Atau saya perlu menambahkan kutipan pidato historis yang Soepomo sampaikan pada saat rapat pembentukan panitia persiapan kemerdekaan Indonesia pada Mei 1945?

Tuan-tuan, menciptakan suatu negara Islam di Indonesia akan berarti bahwa kita tidak menciptakan suatu negara kesatuan. Jika suatu negara Islam kita ciptakan di Indonesia, maka pasti akan timbul persoalan minoritas, persoalan golongan agama yang kecil, dari orang-orang Kristen dan lain-lainnya.

Walaupun suatu negara Islam akan menjamin kepentingan golongan-golongan lain sebaik-sebaiknya, golongan-golongan agama yang lebih kecil ini pasti tidak akan dapat merasa diri terlibat dengan negara. Oleh karena itu, cita-cita suatu negara Islam tidaklah sesuai dengan cita-cita suatu negara kesatuan yang sedang kita usahakan dengan penuh semangat.

Demikian pidato Soepomo yang lugas dan argumentatif.
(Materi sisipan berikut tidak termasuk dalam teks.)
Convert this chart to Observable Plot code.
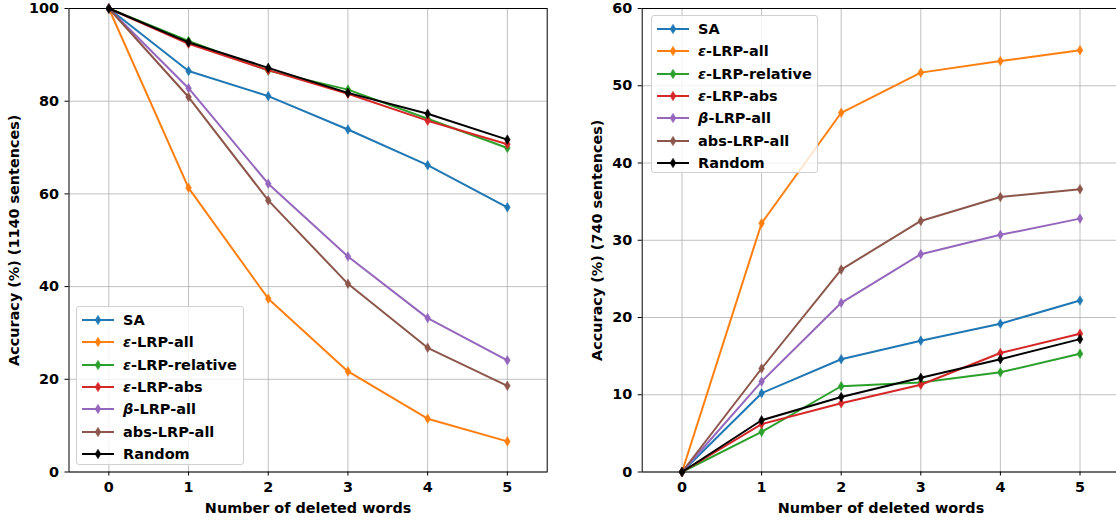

Nah, gerakan HTI yang masif dan keras ini mengingatkan soal keamanan Pancasila. Selama ideologi negara ini tetap kita amalkan, maka pengaruh jahat dari mana saja tidak akan mempan. Dengan begitu, seperti awal tulisan bahwa bangsa ini berat karena melawan rakyatnya sendiri. Ini juga berarti, Pancasila dengan sendirinya dihancurkan oleh penganutnya sendiri.

Baca juga:

Bagi saya, perjuangan bangsa ini tidak kurang beratnya karena melawan rakyat sendiri. Tetapi kepentingan kapitalisme, pengaruh imperialis global pun tambah-menambahi betapa mengerikan perjuangan bangsa ini. Sungguh menyedihkan rasanya kalau masih ada pejabat pemerintah yang masih gemar memperebutkan kue kekuasaan, masih ada oknum tertentu yang ribut mengamankan perut masing-masing.

Jadi, siapa saya yang harus menghakimi? Selebihnya kalian yang berhak memaknai tulisan ini, seperti ucapan akhir pidato Bung Karno mengenai Pancasila, “mewujudkan asas-asas ini memerlukan usaha.” Jadi, ya begitulah.